At the top level - I'm talking about elite level fighting - you need your trainer. Your trainer gets you prepared for the fight and takes you through the fight. Yes, he climbs down behind the stairs when the bell goes and he's out of the ring and you're in the ring on your own but you know your trainer gets you mentally ready for what you've got to do and then in-between the rounds he tells you what you need to do or what you need to stop doing to continue forward to win the fight. It's very, very important. It's more important than anything else your trainer.
"I don't know what the relationship was like between Adam Booth and George Groves prior to them parting company so for me to say whether it is a negative or a positive it would be unfair. If he wasn't getting on with Adam Booth and they weren't working well together then it's good that he has left him, good from his point of view because I couldn't imagine being in the gym with someone you didn't get on with, who you didn't want to listen to and who you have got no respect for."

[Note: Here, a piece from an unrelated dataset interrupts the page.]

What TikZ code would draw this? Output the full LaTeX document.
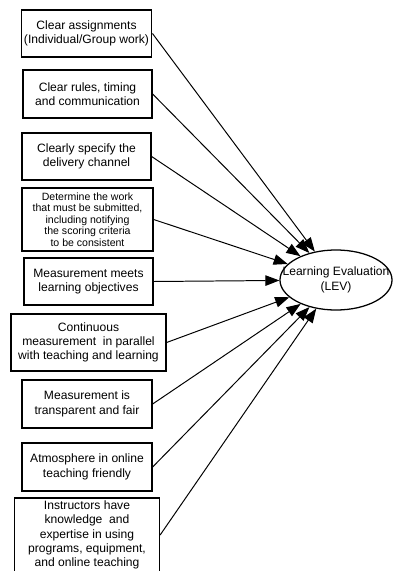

I've said time and time again without Rob there's no way I would have performed at the level I've performed at and had the success I've had. No way at all. It would have been impossible.
Rob has been there and done it himself and that's a massive part of his brilliance as a trainer. He brings all that experience in to his students and I'm one of them and he passes all that knowledge and experience, hands on experience, to us.

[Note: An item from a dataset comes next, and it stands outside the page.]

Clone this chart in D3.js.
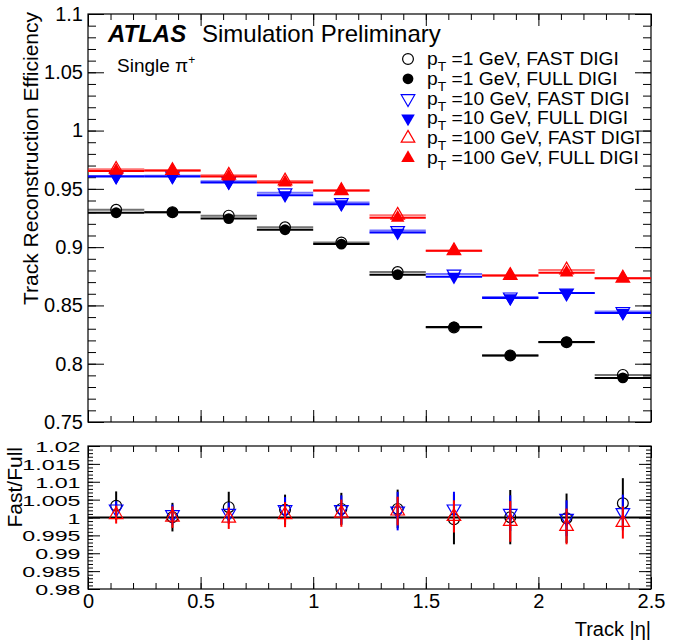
<!DOCTYPE html>
<html>
<head>
<meta charset="utf-8">
<script src="https://cdn.jsdelivr.net/npm/d3@7"></script>
<style>
body { margin: 0; background: #fff; }
text { font-family: "Liberation Sans", Arial, sans-serif; }
</style>
</head>
<body>
<svg id="chart" width="673" height="644"></svg>
<script>
// bins in track |eta|
var binEdges = [0, 0.25, 0.5, 0.75, 1, 1.25, 1.5, 1.75, 2, 2.25, 2.5];
var etaCenters = [0.125, 0.375, 0.625, 0.875, 1.125, 1.375, 1.625, 1.875, 2.125, 2.375];

// efficiencies
var effP1Fast = [0.932, 0.930, 0.927, 0.917, 0.904, 0.8786, 0.8311, 0.8071, 0.8185, 0.7904];
var effP1Full = [0.9295, 0.9300, 0.9245, 0.9149, 0.9026, 0.8764, 0.8315, 0.8070, 0.8187, 0.7878];
var effP10Fast = [0.9610, 0.9612, 0.9565, 0.9466, 0.9383, 0.9143, 0.8770, 0.8573, 0.8606, 0.8447];
var effP10Full = [0.9605, 0.9605, 0.9554, 0.9445, 0.9368, 0.9125, 0.8747, 0.8563, 0.8606, 0.8435];
var effP100Fast = [0.9668, 0.9657, 0.9617, 0.9568, 0.9485, 0.9274, 0.8969, 0.8757, 0.8804, 0.8734];
var effP100Full = [0.9654, 0.9657, 0.9605, 0.9554, 0.9485, 0.9252, 0.8969, 0.8757, 0.8781, 0.8734];

// fast/full ratio and its error, bottom pad
var ratioP1 = [1.0033, 1.0001, 1.0029, 1.0022, 1.0024, 1.0024, 0.9995, 1.0001, 0.9998, 1.0040];
var errP1 = [0.0040, 0.0040, 0.0043, 0.0042, 0.0045, 0.0054, 0.0070, 0.0076, 0.0069, 0.0070];
var ratioP10 = [1.0024, 1.0008, 1.0012, 1.0022, 1.0022, 1.0018, 1.0024, 1.0012, 0.9998, 1.0014];
var errP10 = [0.0022, 0.0028, 0.0030, 0.0035, 0.0040, 0.0054, 0.0048, 0.0050, 0.0050, 0.0050];
var ratioP100 = [1.0008, 1.0001, 0.9998, 1.0008, 1.0012, 1.0018, 1.0003, 0.9989, 0.9975, 0.9986];
var errP100 = [0.0025, 0.0030, 0.0030, 0.0035, 0.0038, 0.0040, 0.0045, 0.0057, 0.0050, 0.0045];

// tick labels
var yTopTicks = [0.75, 0.8, 0.85, 0.9, 0.95, 1, 1.05, 1.1];
var yTopLabels = ["0.75", "0.8", "0.85", "0.9", "0.95", "1", "1.05", "1.1"];
var yBotTicks = [0.98, 0.985, 0.99, 0.995, 1, 1.005, 1.01, 1.015, 1.02];
var yBotLabels = ["0.98", "0.985", "0.99", "0.995", "1", "1.005", "1.01", "1.015", "1.02"];
var xTicks = [0, 0.5, 1, 1.5, 2, 2.5];
var xLabels = ["0", "0.5", "1", "1.5", "2", "2.5"];

var legendLabels = [
    ["1", "FAST"], ["1", "FULL"], ["10", "FAST"], ["10", "FULL"], ["100", "FAST"], ["100", "FULL"]
];

var svg = d3.select("#chart");

var x = d3.scaleLinear().domain([0, 2.5]).range([88, 651]);
var yTop = d3.scaleLinear().domain([0.75, 1.1]).range([422, 14]);
var yBot = d3.scaleLinear().domain([0.98, 1.02]).range([589, 446]);

function ticks(axis, pos, scale, values, size, labels, horizontal) {
    var a = axis(scale).tickValues(values).tickSizeInner(size).tickSizeOuter(0).tickPadding(5);
    if (labels) {
        a.tickFormat(function (d, i) { return labels[i]; });
    } else {
        a.tickFormat("");
    }
    var g = svg.append("g")
        .attr("transform", horizontal ? "translate(0," + pos + ")" : "translate(" + pos + ",0)")
        .call(a);
    g.select(".domain").remove();
    g.selectAll("line").attr("stroke", "#000").attr("stroke-width", 1);
    g.selectAll("text").attr("font-size", 20).attr("fill", "#000")
        .style("font-family", '"Liberation Sans", Arial, sans-serif');
    return g;
}

var xMinor = d3.range(0, 2.5001, 0.1);

// top pad axes
ticks(d3.axisLeft, 88, yTop, d3.range(0.75, 1.1001, 0.01), -8);
ticks(d3.axisLeft, 88, yTop, yTopTicks, -16, yTopLabels);
ticks(d3.axisRight, 651, yTop, d3.range(0.75, 1.1001, 0.01), -8);
ticks(d3.axisRight, 651, yTop, yTopTicks, -16);
ticks(d3.axisBottom, 422, x, xMinor, -6, null, true);
ticks(d3.axisBottom, 422, x, xTicks, -12, null, true);
ticks(d3.axisTop, 14, x, xMinor, -6, null, true);
ticks(d3.axisTop, 14, x, xTicks, -12, null, true);

// bottom pad axes, labels stretched wide like the original
ticks(d3.axisLeft, 88, yBot, d3.range(0.98, 1.02001, 0.001), -5);
var botLab = ticks(d3.axisLeft, 88, yBot, yBotTicks, -12, yBotLabels);
botLab.selectAll("text").attr("font-size", 15.5).attr("dy", "0.36em")
    .attr("transform", "scale(1.5,1)");
ticks(d3.axisRight, 651, yBot, d3.range(0.98, 1.02001, 0.001), -5);
ticks(d3.axisRight, 651, yBot, yBotTicks, -12);
ticks(d3.axisTop, 446, x, xMinor, -6, null, true);
ticks(d3.axisTop, 446, x, xTicks, -12, null, true);
ticks(d3.axisBottom, 589, x, xMinor, -6, null, true);
ticks(d3.axisBottom, 589, x, xTicks, -12, xLabels, true);

// frames
svg.append("rect").attr("x", 88).attr("y", 14).attr("width", 563).attr("height", 408)
    .attr("fill", "none").attr("stroke", "#000").attr("stroke-width", 1.2);
svg.append("rect").attr("x", 88).attr("y", 446).attr("width", 563).attr("height", 143)
    .attr("fill", "none").attr("stroke", "#000").attr("stroke-width", 1.2);

// markers
var triSym = d3.symbol().type(d3.symbolTriangle).size(80);

function marker(g, cx, cy, shape, color, open) {
    var p;
    if (shape === "circle") {
        p = g.append("circle").attr("cx", cx).attr("cy", cy).attr("r", 5.4);
    } else {
        var rot = shape === "down" ? 180 : 0;
        p = g.append("path").attr("d", triSym())
            .attr("transform", "translate(" + cx + "," + cy + ") rotate(" + rot + ")");
    }
    if (open) {
        p.attr("fill", "none").attr("stroke", color).attr("stroke-width", 1.2);
    } else {
        p.attr("fill", color);
    }
    return p;
}

var topSeries = [
    { v: effP1Fast, color: "#000", shape: "circle", open: true },
    { v: effP1Full, color: "#000", shape: "circle", open: false },
    { v: effP10Fast, color: "#0000ff", shape: "down", open: true },
    { v: effP10Full, color: "#0000ff", shape: "down", open: false },
    { v: effP100Fast, color: "#ff0000", shape: "up", open: true },
    { v: effP100Full, color: "#ff0000", shape: "up", open: false }
];

var topG = svg.append("g");
topSeries.forEach(function (s) {
    topG.selectAll(null)
        .data(s.v)
        .enter()
        .append("line")
        .attr("x1", function (d, i) { return x(binEdges[i]); })
        .attr("x2", function (d, i) { return x(binEdges[i + 1]); })
        .attr("y1", function (d) { return yTop(d); })
        .attr("y2", function (d) { return yTop(d); })
        .attr("stroke", s.color)
        .attr("stroke-opacity", s.open ? 0.55 : 1)
        .attr("stroke-width", 2);
    s.v.forEach(function (d, i) {
        marker(topG, x(etaCenters[i]), yTop(d), s.shape, s.color, s.open);
    });
});

// ratio pad
svg.append("line").attr("x1", x(0)).attr("x2", x(2.5))
    .attr("y1", yBot(1)).attr("y2", yBot(1))
    .attr("stroke", "#000").attr("stroke-width", 2);

var ratioSeries = [
    { v: ratioP1, e: errP1, color: "#000", shape: "circle" },
    { v: ratioP10, e: errP10, color: "#0000ff", shape: "down" },
    { v: ratioP100, e: errP100, color: "#ff0000", shape: "up" }
];

var botG = svg.append("g");
ratioSeries.forEach(function (s) {
    botG.selectAll(null)
        .data(s.v)
        .enter()
        .append("line")
        .attr("x1", function (d, i) { return x(etaCenters[i]); })
        .attr("x2", function (d, i) { return x(etaCenters[i]); })
        .attr("y1", function (d, i) { return yBot(d + s.e[i]); })
        .attr("y2", function (d, i) { return yBot(d - s.e[i]); })
        .attr("stroke", s.color)
        .attr("stroke-width", 2);
    s.v.forEach(function (d, i) {
        marker(botG, x(etaCenters[i]), yBot(d), s.shape, s.color, true);
    });
});

// legend
var leg = svg.append("g");
legendLabels.forEach(function (l, i) {
    var s = topSeries[i];
    var ly = 59 + i * 19.8;
    marker(leg, 408, ly, s.shape, s.color, s.open);
    var t = leg.append("text")
        .attr("transform", "translate(427," + (ly + 6) + ") scale(1.07,1)")
        .attr("font-size", 18);
    t.append("tspan").text("p");
    t.append("tspan").attr("font-size", 13).attr("dy", 6).text("T");
    t.append("tspan").attr("dy", -6).text(" =" + l[0] + " GeV, " + l[1] + " DIGI");
});

// labels
svg.append("text").attr("x", 108).attr("y", 42).attr("font-size", 24)
    .attr("font-weight", "bold").attr("font-style", "italic").text("ATLAS");
svg.append("text").attr("x", 202).attr("y", 42).attr("font-size", 24).text("Simulation Preliminary");

var single = svg.append("text").attr("x", 117).attr("y", 72).attr("font-size", 19);
single.append("tspan").text("Single \u03c0");
single.append("tspan").attr("font-size", 12).attr("dy", -8).text("+");

svg.append("text")
    .attr("transform", "translate(38,12) rotate(-90)")
    .attr("text-anchor", "end").attr("font-size", 21)
    .text("Track Reconstruction Efficiency");
svg.append("text")
    .attr("transform", "translate(22,447) rotate(-90)")
    .attr("text-anchor", "end").attr("font-size", 21)
    .text("Fast/Full");
svg.append("text").attr("x", 651).attr("y", 636).attr("text-anchor", "end")
    .attr("font-size", 20).text("Track |\u03b7|");
</script>
</body>
</html>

As well as having his own mental demeanour, his own positive mind-set and his do or die attitude and his 'couldn't really care less' attitude as well which sometimes you need in the boxing ring so Robert for me is invaluable but I don't want to big him up too much because he might send me an invoice!
Robert and I have never had a business contract or a fighter trainer contract. I box, I do the business in the ring because I've got Rob and I pay him and that's the relationship we've got. We are very good friends but there is a line there where we don't cross or I don't cross cause I've got so much respect for Rob.
He's more like a big brother figure to me or even a father figure rather than just a coach or just a trainer or a mate so for me the fighter trainer relationship I can't emphasise enough how important it is and how important to me personally it is to have that rapport and that respect for your trainer.
I don't know what the relationship was like between Adam Booth and George Groves prior to them parting company so for me to say whether it is a negative or a positive it would be unfair.
If he wasn't getting on with Adam Booth and they weren't working well together then it's good that he has left him, good from his point of view because I couldn't imagine being in the gym with someone you didn't get on with, who you didn't want to listen to and who you have got no respect for because you're not going to be doing the work, you're not going to be enjoying it and if you're not enjoying your job you don't do a good job.
It could be a positive, it could be a negative, one thing's for sure changing your trainer 10 weeks or however many weeks it was prior to your first world title fight is never a good thing. It can never be great having to restart but it could be better continuing on from what he had before.
He might be in a better position now than what he was with Adam Booth but again that would be looking at George Groves and focusing on him and concentrating on his negatives which I'm not doing. I focus on myself. I've done it before in the past when I was inexperienced; what's my opponent doing? What's he up to? Whose he fought? How good is eh? Is he quick? Can he move? What does he like to do?
Forget all that. I'm World Champion because of what I do. I look at what I do best and how fit and strong and mentally switched on I am come fight night and I make sure I can get there so I'm in my best physical, mental possible shape for fight night and as long as I concentrate on myself and do what I do 99 per cent of the time it's enough and I do the business.